The trouble as I see it with his article is not giving enough credit to certain players on certain teams. Take the Bills for example, who are rock bottom of the pile after only receiving one 'red chip' for defensive tackle Kyle Williams. What about corner Drayton Florence and safety Jarius Byrd? Or inside linebacker Nick Barnett, formerly of the Packers? Or running back Fred Jackson?

Next is the Raiders. Richard Seymour got a red chip and that's where it ended for the Raiders. So no red chip for the pass rush capable linebacker Kamerion Wimbley (nine sacks last year)? What about second year receiver Jacoby Ford, whose speed lit up the NFL last season? Or running back Darren McFadden? Maybe a red for kicker Sebastian Janikowski? No?

Yet Jaguars tight end Marcedes Lewis gets a blue chip instead of red? Lions receiver Calvin Johnson only gets a red chip, not a blue? (seriously, check the article, I'm not making that up). Redskins safety O.J. Atogwe somehow is good enough to get a red, but Brian Dawkins of the Broncos gets nothing, nor does Broncos corner Champ Bailey. Cowboys receiver Miles Austin only gets a red not a blue? And Cowboys defensive tackle Jay Ratliff, one of the best defensive linemen in the NFL right now, only gets a red? But Buccaneers corner Aqib Talib gets a blue chip?

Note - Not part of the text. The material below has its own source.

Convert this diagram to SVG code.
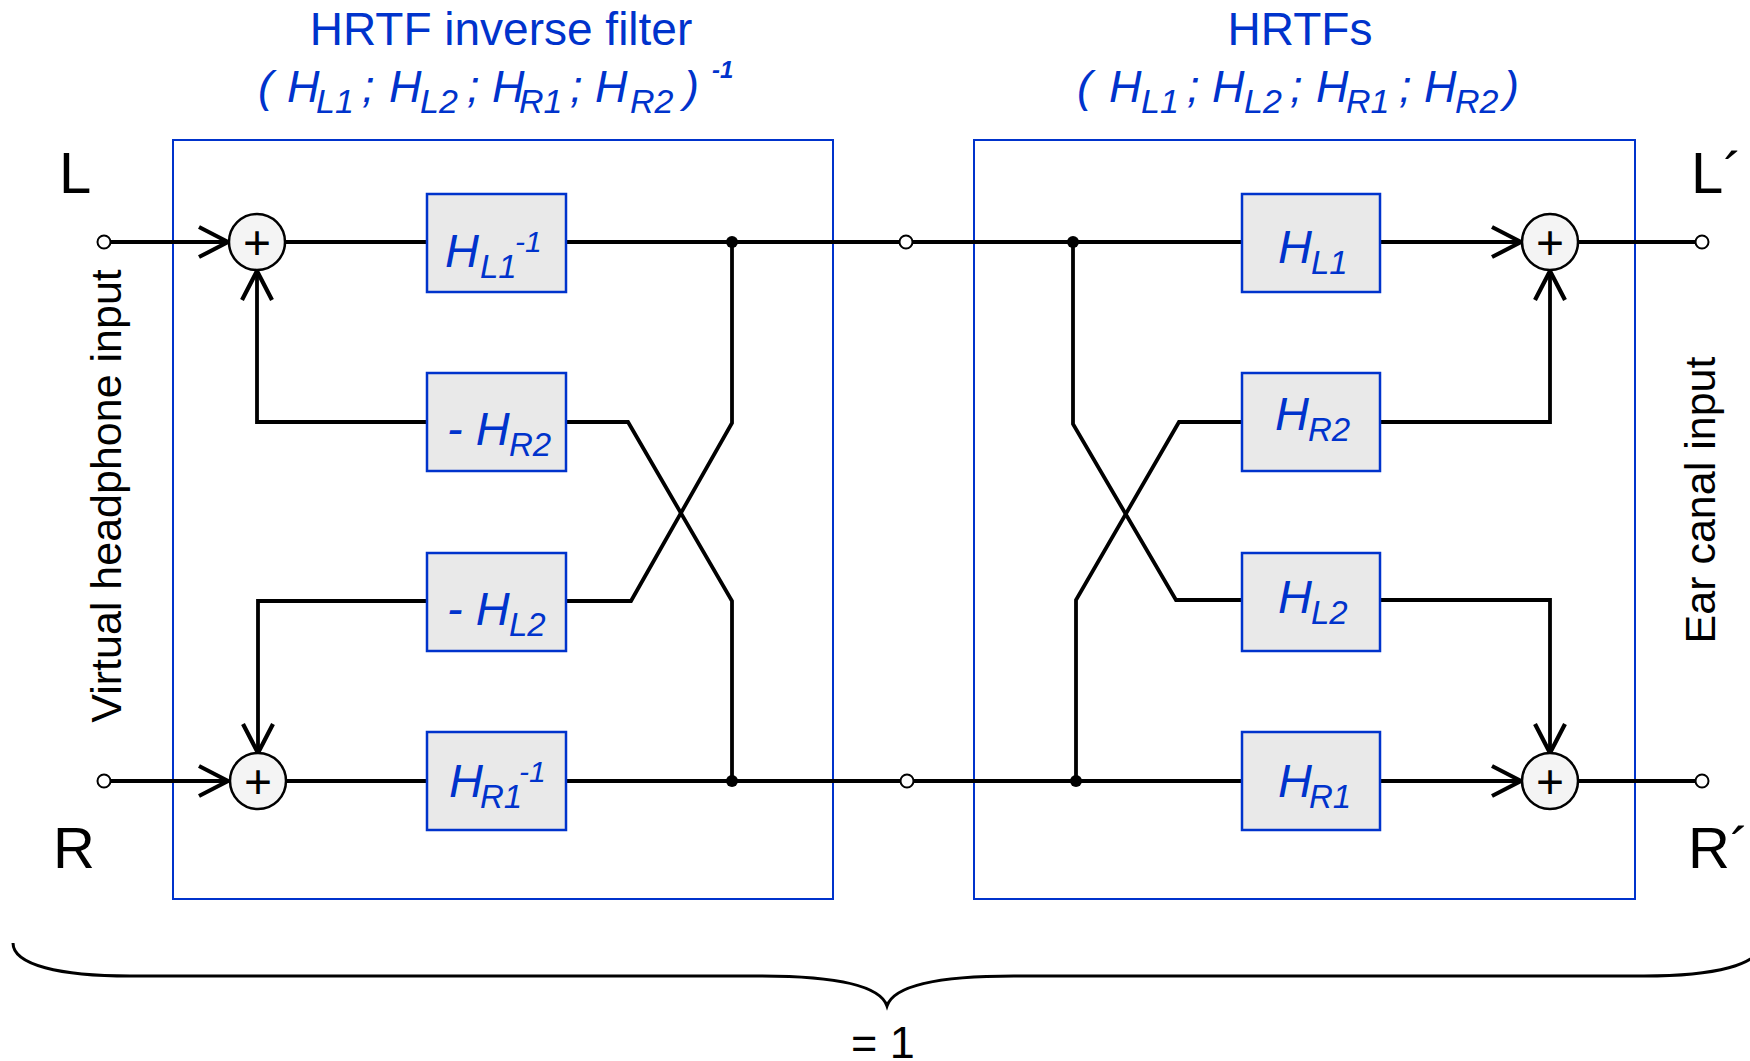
<svg xmlns="http://www.w3.org/2000/svg" width="1750" height="1061" viewBox="0 0 1750 1061">
<defs>
<style>
.bg{fill:#ffffff}
.frame{fill:none;stroke:#0033cc;stroke-width:2}
.blk{fill:#e9e9e9;stroke:#0033cc;stroke-width:2.5}
.sum{fill:#f4f4f4;stroke:#000;stroke-width:2.5}
.term{fill:#fff;stroke:#000;stroke-width:2}
.dot{fill:#000}
.w{fill:none;stroke:#000;stroke-width:3.8}
.brace{fill:none;stroke:#000;stroke-width:3}
.plus{font-family:"Liberation Sans",Arial,sans-serif;font-size:48px;fill:#000;text-anchor:middle}
.blue{font-family:"Liberation Sans",Arial,sans-serif;fill:#0033cc}
.it{font-style:italic}
.m{font-size:47px}
.s{font-size:33px}
.sup{font-size:30px}
.t1{font-size:46px;text-anchor:middle}
.t2{font-size:45px}
.t2s{font-size:34px}
.t2e{font-size:24px;font-weight:bold}
.blk-t{font-family:"Liberation Sans",Arial,sans-serif;fill:#000}
</style>
<marker id="arr" viewBox="0 0 34 34" refX="31" refY="17" markerWidth="34" markerHeight="34" markerUnits="userSpaceOnUse" orient="auto">
<path d="M 2 2 L 31 17 L 2 32" fill="none" stroke="#000" stroke-width="4.2"/>
</marker>
</defs>
<rect class="bg" x="0" y="0" width="1750" height="1061"/>

<g id="frame-inverse">
<rect class="frame" x="173" y="140" width="660" height="759"/>
<text class="blue t1" x="501" y="45">HRTF inverse filter</text>
<text class="blue it t2" y="102"><tspan x="258">(</tspan><tspan x="287">H</tspan><tspan class="t2s" x="316" y="113">L1</tspan><tspan x="362" y="102">;</tspan><tspan x="389">H</tspan><tspan class="t2s" x="420" y="113">L2</tspan><tspan x="467" y="102">;</tspan><tspan x="492">H</tspan><tspan class="t2s" x="519" y="113">R1</tspan><tspan x="570" y="102">;</tspan><tspan x="595">H</tspan><tspan class="t2s" x="630" y="113">R2</tspan><tspan x="684" y="102">)</tspan><tspan class="t2e" x="712" y="78">-1</tspan></text>
</g>

<g id="frame-hrtf">
<rect class="frame" x="974" y="140" width="661" height="759"/>
<text class="blue t1" x="1300" y="45">HRTFs</text>
<text class="blue it t2" y="102"><tspan x="1077">(</tspan><tspan x="1109">H</tspan><tspan class="t2s" x="1141" y="113">L1</tspan><tspan x="1187" y="102">;</tspan><tspan x="1212">H</tspan><tspan class="t2s" x="1244" y="113">L2</tspan><tspan x="1290" y="102">;</tspan><tspan x="1316">H</tspan><tspan class="t2s" x="1346" y="113">R1</tspan><tspan x="1399" y="102">;</tspan><tspan x="1424">H</tspan><tspan class="t2s" x="1455" y="113">R2</tspan><tspan x="1504" y="102">)</tspan></text>
</g>

<g id="connectors">
<path class="w" d="M 111 242 H 228" marker-end="url(#arr)"/>
<path class="w" d="M 285 242 H 427"/>
<path class="w" d="M 566 242 H 900"/>
<path class="w" d="M 732 242 V 423 L 631 601 H 566"/>
<path class="w" d="M 566 422 H 628 L 732 601 V 781"/>
<path class="w" d="M 427 422 H 257 V 271" marker-end="url(#arr)"/>
<path class="w" d="M 427 601 H 258 V 753" marker-end="url(#arr)"/>
<path class="w" d="M 111 781 H 228" marker-end="url(#arr)"/>
<path class="w" d="M 285 781 H 427"/>
<path class="w" d="M 566 781 H 900"/>
<path class="w" d="M 912 242 H 1242"/>
<path class="w" d="M 1073 242 V 424 L 1176 600 H 1242"/>
<path class="w" d="M 1242 422 H 1179 L 1076 600 V 781"/>
<path class="w" d="M 913 781 H 1242"/>
<path class="w" d="M 1380 242 H 1521" marker-end="url(#arr)"/>
<path class="w" d="M 1578 242 H 1695"/>
<path class="w" d="M 1380 422 H 1550 V 271" marker-end="url(#arr)"/>
<path class="w" d="M 1380 600 H 1550 V 753" marker-end="url(#arr)"/>
<path class="w" d="M 1380 781 H 1521" marker-end="url(#arr)"/>
<path class="w" d="M 1578 781 H 1695"/>
<circle class="dot" cx="732" cy="242" r="6"/>
<circle class="dot" cx="732" cy="781" r="6"/>
<circle class="dot" cx="1073" cy="242" r="6"/>
<circle class="dot" cx="1076" cy="781" r="6"/>
</g>

<g id="term-L"><circle class="term" cx="104" cy="242" r="6.5"/></g>
<g id="term-R"><circle class="term" cx="104" cy="781" r="6.5"/></g>
<g id="term-mid-top"><circle class="term" cx="906" cy="242" r="6.5"/></g>
<g id="term-mid-bot"><circle class="term" cx="907" cy="781" r="6.5"/></g>
<g id="term-Lp"><circle class="term" cx="1702" cy="242" r="6.5"/></g>
<g id="term-Rp"><circle class="term" cx="1702" cy="781" r="6.5"/></g>

<g id="sum-left-top"><circle class="sum" cx="257" cy="242" r="28"/><text class="plus" x="257" y="259">+</text></g>
<g id="sum-left-bot"><circle class="sum" cx="258" cy="781" r="28"/><text class="plus" x="258" y="798">+</text></g>
<g id="sum-right-top"><circle class="sum" cx="1550" cy="242" r="28"/><text class="plus" x="1550" y="259">+</text></g>
<g id="sum-right-bot"><circle class="sum" cx="1550" cy="781" r="28"/><text class="plus" x="1550" y="798">+</text></g>

<g id="blk-HL1inv"><rect class="blk" x="427" y="194" width="139" height="98"/>
<text class="blue it m" x="445" y="267">H<tspan class="s" x="480" y="278">L1</tspan><tspan class="sup" x="515" y="252">-1</tspan></text></g>
<g id="blk-mHR2"><rect class="blk" x="427" y="373" width="139" height="98"/>
<text class="blue it m" x="447" y="445">- H<tspan class="s" x="509" y="456">R2</tspan></text></g>
<g id="blk-mHL2"><rect class="blk" x="427" y="553" width="139" height="98"/>
<text class="blue it m" x="447" y="625">- H<tspan class="s" x="509" y="636">L2</tspan></text></g>
<g id="blk-HR1inv"><rect class="blk" x="427" y="732" width="139" height="98"/>
<text class="blue it m" x="449" y="797">H<tspan class="s" x="480" y="808">R1</tspan><tspan class="sup" x="519" y="782">-1</tspan></text></g>

<g id="blk-HL1"><rect class="blk" x="1242" y="194" width="138" height="98"/>
<text class="blue it m" x="1278" y="263">H<tspan class="s" x="1311" y="274">L1</tspan></text></g>
<g id="blk-HR2"><rect class="blk" x="1242" y="373" width="138" height="98"/>
<text class="blue it m" x="1275" y="430">H<tspan class="s" x="1308" y="441">R2</tspan></text></g>
<g id="blk-HL2"><rect class="blk" x="1242" y="553" width="138" height="98"/>
<text class="blue it m" x="1278" y="613">H<tspan class="s" x="1311" y="624">L2</tspan></text></g>
<g id="blk-HR1"><rect class="blk" x="1242" y="732" width="138" height="98"/>
<text class="blue it m" x="1278" y="797">H<tspan class="s" x="1309" y="808">R1</tspan></text></g>

<g id="labels">
<text class="blk-t" x="59" y="193" font-size="58">L</text>
<text class="blk-t" x="53" y="868" font-size="58">R</text>
<text class="blk-t" x="1691" y="193" font-size="58">L´</text>
<text class="blk-t" x="1688" y="868" font-size="58">R´</text>
<text class="blk-t" font-size="43" text-anchor="middle" transform="translate(121,496) rotate(-90)">Virtual headphone input</text>
<text class="blk-t" font-size="43" text-anchor="middle" transform="translate(1715,500) rotate(-90)">Ear canal input</text>
</g>

<g id="brace">
<path class="brace" d="M 13 943 C 13 965 60 976 130 976 L 760 976 C 835 976 880 985 887 1006 C 894 985 939 976 1014 976 L 1644 976 C 1714 976 1761 965 1761 943"/>
<text class="blk-t" x="851" y="1058" font-size="45">= 1</text>
</g>
</svg>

The list just goes on and on. Dolphins linebacker Cameron Wake had more sacks than Clay Matthews last year, but Wake is a red chip to Matthews's blue? Vincent Jackson of the Chargers only red, along with Chargers team mate Shaun Phillips (tied for 10th most sacks last year, along with blue chippers such as Terrell Suggs and Jared Allen)?

It just makes no sense at all and these are the articles that I hate the most from Lombardi, when they try and make him into a journalist or an analyst. Lombardi is at his best explaining why he thinks teams made certain moves, when they make him put on that front office hat and give us the cold, hard business reasons why teams cut players, give players the types of contracts that they do etc, and also explaining how all the office stuff like the salary cap works.

When he writes articles like this, which seem very forced, it just ends up as total garbage. Like my weekly picks. The first half of which will be done tomorrow.